O globo, n. 31659, 11/04/2020. Especial Coronavírus, p. 9

 

Auxílio emergencial na crise pode expor indígenas a risco

Leandro Prazeres

11/04/2020

 

 

Receio é que populações sejam atraídas às cidades durante pandemia
Lideranças, governo e pesquisadores temem que o pagamento de benefícios sociais e o anúncio de um auxílio emergencial para mitigar efeitos do novo coronavírus atraia indígenas às cidades da Amazônia em meio ao avanço da epidemia na região. Em alguns municípios do Amazonas, estado que tem o quarto maior número de casos da doença, indígenas estão sendo orientados a não irem às cidades e, aqueles que estão nos centros urbanos, receberam a recomendação para ficarem em isolamento. A Fundação Nacional do Índio (Funai) vem pedindo aos índios que evitem ir às cidades e "não se desesperem". O Amazonas, que concentra a maior população indígena do Brasil, tem o quarto maior número de casos de Covid-19 registrados (804) e a maior taxa de incidência da doença do país (19,1 casos/100 mil habitantes). O estado também tem pelo menos quatro casos confirmados de indígenas infectados pela doença. Os povos indígenas são tidos como população particularmente vulnerável ao Covid-19 por conta do histórico das etnias em relação a outras síndromes gripais como a Influenza A e B e o H1N1. Até a quarta-feira passada, o Brasil tinha sete casos confirmados de indígenas com a doença. Na noite de quinta-feira, um adolescente ianomâmi de 15 anos com Covid-19 morreu.
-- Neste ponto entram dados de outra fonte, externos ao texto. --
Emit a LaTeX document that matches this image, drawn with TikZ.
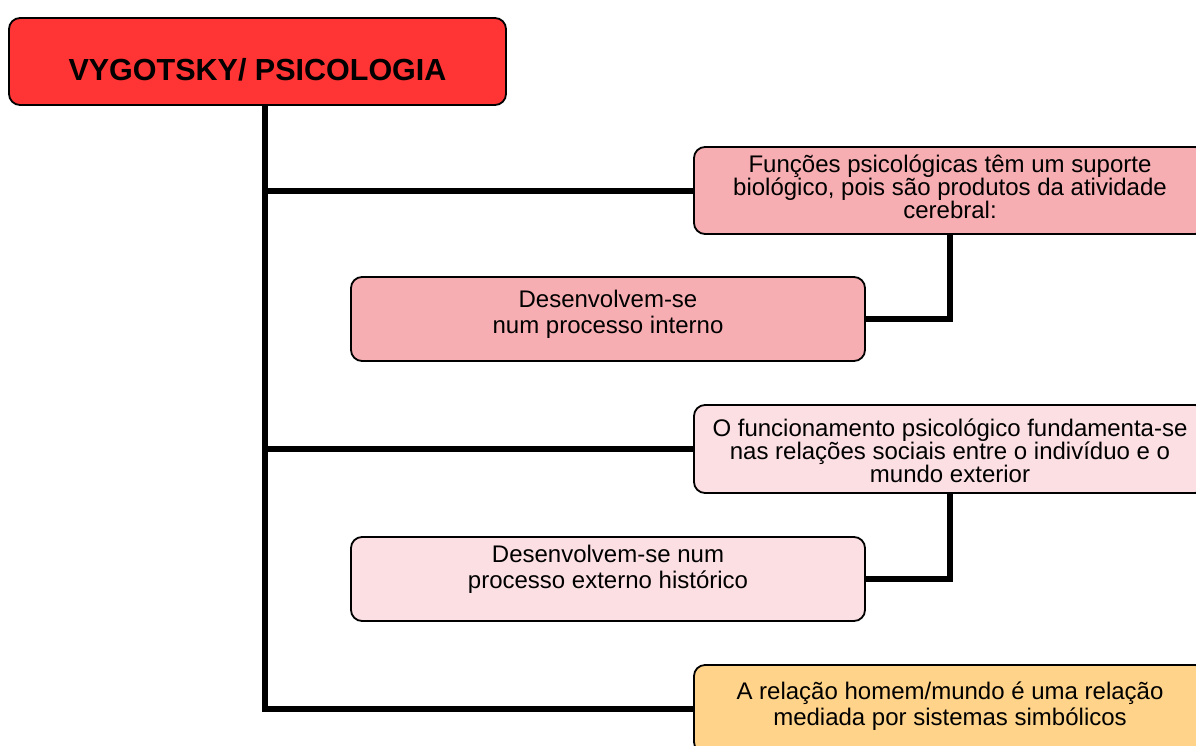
\documentclass[tikz,border=0pt]{standalone}
\usepackage{fontspec}
\setmainfont{Liberation Sans}
\usepackage{tikz}
\usetikzlibrary{calc}
\definecolor{titelrot}{HTML}{FF3434}
\definecolor{rosa}{HTML}{F7AEB2}
\definecolor{hrosa}{HTML}{FCDFE3}
\definecolor{gelb}{HTML}{FFD48A}
\tikzset{
  kasten/.style={draw=black,line width=1.8pt,rounded corners=11pt,align=center,inner sep=0pt,
    text depth=5pt,font=\fontsize{24}{26}\selectfont},
  dicht/.style={font=\fontsize{24}{23}\selectfont},
  rechts/.style={kasten,minimum width=512pt,minimum height=88pt},
  links/.style={kasten,minimum width=514pt,minimum height=84pt},
  linie/.style={black,line width=6pt,line join=miter},
}
\begin{document}
\begin{tikzpicture}[x=1pt,y=-1pt]
  \useasboundingbox (0,0) rectangle (1196,745);
  % ===== Titel =====
  \node[kasten,fill=titelrot,minimum width=497pt,minimum height=87pt,text height=37pt,text depth=0pt,
    font=\fontsize{30.5}{33}\selectfont\bfseries] (titel) at (257.5,61.5) {VYGOTSKY/ PSICOLOGIA};
  % ===== rechte Spalte =====
  \node[rechts,dicht,fill=rosa,minimum height=87pt,text height=60pt] (bio) at (950,190.5)
    {Funções psicológicas têm um suporte\\ biológico, pois são produtos da atividade\\ cerebral:};
  \node[rechts,dicht,fill=hrosa,text height=71pt] (social) at (950,449)
    {O funcionamento psicológico fundamenta-se\\ nas relações sociais entre o indivíduo e o\\ mundo exterior};
  \node[rechts,fill=gelb,text height=37pt] (simbolo) at (950,709)
    {A relação homem/mundo é uma relação\\ mediada por sistemas simbólicos};
  % ===== linke Spalte =====
  \node[links,fill=rosa,text height=33pt] (interno) at (608,319)
    {Desenvolvem-se\\ num processo interno};
  \node[links,fill=hrosa,text height=23pt] (externo) at (608,579)
    {Desenvolvem-se num\\ processo externo histórico};
  % ===== Verbindungen =====
  \coordinate (stamm) at (265,709);
  \draw[linie] (titel.south -| stamm) |- (simbolo.west);
  \draw[linie] (stamm |- bio.west) -- (bio.west);
  \draw[linie] (stamm |- social.west) -- (social.west);
  \draw[linie] (bio.south) |- (interno.east);
  \draw[linie] (social.south) |- (externo.east);
\end{tikzpicture}
\end{document}
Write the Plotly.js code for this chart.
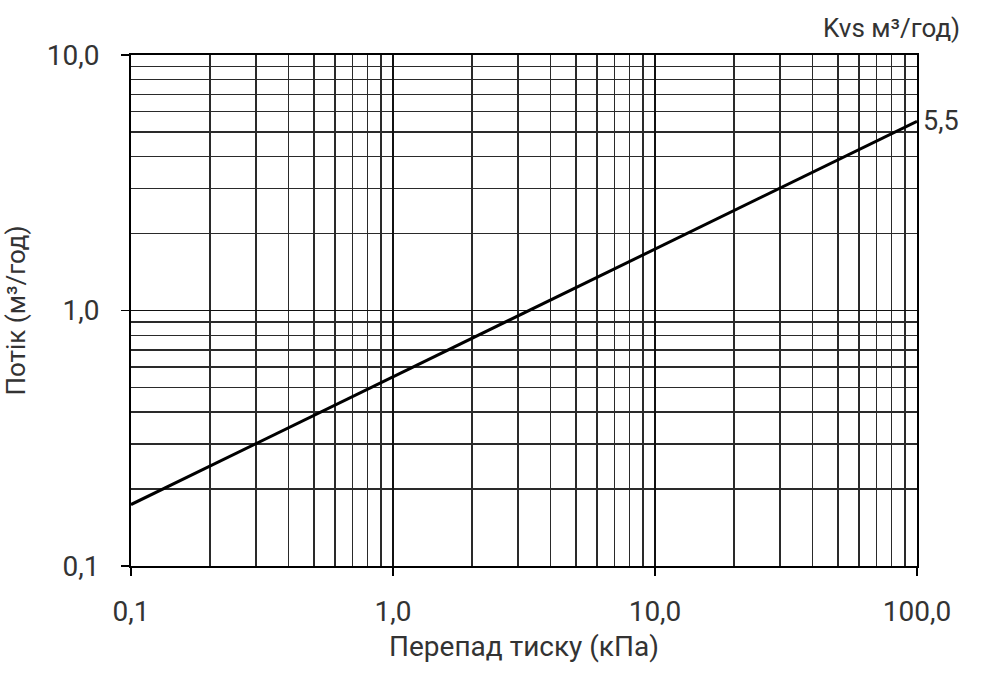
<!DOCTYPE html>
<html>
<head>
<meta charset="utf-8">
<script src="https://cdn.plot.ly/plotly-3.0.1.min.js"></script>
<style>html,body{margin:0;padding:0;background:#fff;}#chart{width:1000px;height:673px;}</style>
</head>
<body>
<div id="chart"></div>
<script>
// Data
const pressureDrop = [0.1, 100];          // kPa
const flowKvs55 = [0.174, 5.5];           // m3/h, Kvs = 5.5
const xTickVals = [0.1, 1, 10, 100];
const xTickText = ['0,1', '1,0', '10,0', '100,0'];
const yTickVals = [0.1, 1, 10];
const yTickText = ['0,1', '1,0', '10,0'];
const kvsLabel = '5,5';

const fontFam = 'Roboto, "DejaVu Sans", sans-serif';
const txt = '#333';
const gridCol = '#2a2a2a';

const trace = {
  x: pressureDrop, y: flowKvs55, type: 'scatter', mode: 'lines',
  line: {color: '#000', width: 3}, hoverinfo: 'skip', showlegend: false
};

const axisCommon = {
  type: 'log', showline: true, mirror: true, linecolor: '#000', linewidth: 2,
  showgrid: true, gridcolor: '#111', gridwidth: 1.6,
  ticks: 'outside', ticklen: 8, tickwidth: 1.5, tickcolor: '#000',
  tickfont: {family: fontFam, size: 28, color: txt},
  zeroline: false,
  minor: {dtick: 'D1', showgrid: true, gridcolor: gridCol, gridwidth: 1.4, ticks: ''}
};

const layout = {
  width: 1000, height: 673,
  margin: {l: 131, r: 83, t: 55, b: 107},
  paper_bgcolor: '#fff', plot_bgcolor: '#fff',
  font: {family: fontFam, color: txt},
  xaxis: Object.assign({}, axisCommon, {
    range: [-1, 2], tickvals: xTickVals, ticktext: xTickText,
    ticklabelstandoff: 11,
    title: {text: 'Перепад тиску (кПа)', font: {family: fontFam, size: 28, color: txt}, standoff: 10}
  }),
  yaxis: Object.assign({}, axisCommon, {
    range: [-1, 1], tickvals: yTickVals, ticktext: yTickText,
    ticklabelstandoff: 16,
    title: {text: 'Потік (м³/год)', font: {family: fontFam, size: 26, color: txt}, standoff: 14}
  }),
  annotations: [
    {xref: 'paper', yref: 'paper', x: 1.057, y: 1.053, xanchor: 'right', yanchor: 'middle',
     text: 'Kvs м³/год)', showarrow: false, font: {family: fontFam, size: 26, color: txt}},
    {xref: 'x', yref: 'y', x: Math.log10(pressureDrop[1]), y: Math.log10(flowKvs55[1]),
     xanchor: 'left', yanchor: 'middle', xshift: 4, text: kvsLabel, showarrow: false,
     font: {family: fontFam, size: 27, color: txt}}
  ]
};

Plotly.newPlot('chart', [trace], layout, {staticPlot: true, displayModeBar: false});
</script>
</body>
</html>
Uma das maiores preocupações de lideranças, pesquisadores e do próprio governo neste momento é que o hábito dos indígenas de viajarem, pelo menos uma vez ao mês, às cidades da região amazônica para sacar benefícios sociais como pensões, aposentadorias e o Bolsa Família, seja intensificado em meio à epidemia depois que o governo anunciou o pagamento de um auxílio emergencial de R$ 600 para mitigar os efeitos econômicos causados pelo novo coronavírus. O temor é que, ao chegarem nas cidades, os índios entrem em contato com pessoas infectadas e, ao retornarem para suas aldeias, se transformem em vetores de contaminação em áreas isoladas e onde a infraestrutura de saúde é precária. Como a maioria das aldeias na Amazônia fica áreas remotas e com estrutura de saúde precária, o temor é que a doença

se alastre causando um número elevado de mortes. — Com o anúncio do auxílio emergencial de R$ 600 a famílias carentes, é possível que se intensifique o fluxo de indígenas aos municípios em busca do benefício. Por um lado, esse fenômeno pode ampliar o acesso de famílias indígenas à renda, mas também pode aumentar exponencialmente as chances de exposição ao coronavírus e o consequente contágio e adoecimento —disse o médico e pesquisador da Fundação Oswaldo Cruz (Fiocruz) Paulo Basta, que estuda a saúde indígena há 15 anos. Basta se diz preocupado porque os povos indígenas, tradicionalmente, não têm proteção imunológica para se defenderem de organismos como o coronavírus: — A maioria dos povos indígenas que vivem no Brasil não tem imunidade para enfrentar diversos micro-organismos, sobretudo vírus emergentes, como o novo coronavírus. Esta característica biológica favorece o espalhamento da epidemia, assim como manifestações clínicas graves da doença e ocasionar elevado número de óbitos. O secretário especial de Saúde de Indígena, Robson Silva, diz estar ciente dos riscos causados pela ida dos índios às cidades e afirma a Funai e lideranças indígenas para orientar os índios que não viajem aos centros urbanos enquanto não for seguro. — Nós estamos preocupados com essa situação, sim. Sabemos que os índios vão às cidades em busca de benefícios. Mas, estamos fazendo um trabalho muito forte orientando o pessoal para não irem a esses centros para evitar espalhar a doença nas aldeias. A Secretaria Especial de Saúde de Indígena (Sesai) é o órgão que executa a política de saúde indígena. Robson afirma que a Sesai também pediu às lideranças que impeçam o acesso às comunidades de não-índios como medida de proteção. Ele reconhece que o impacto de uma epidemia como essa nas populações indígenas pode ser trágico, mas diz que não há motivo para pânico.

A Funai informou que toma medidas para diminuir o fluxo de indígenas às cidades. Entre essas ações está a distribuição de 300 mil cestas básicas a comunidades indígenas.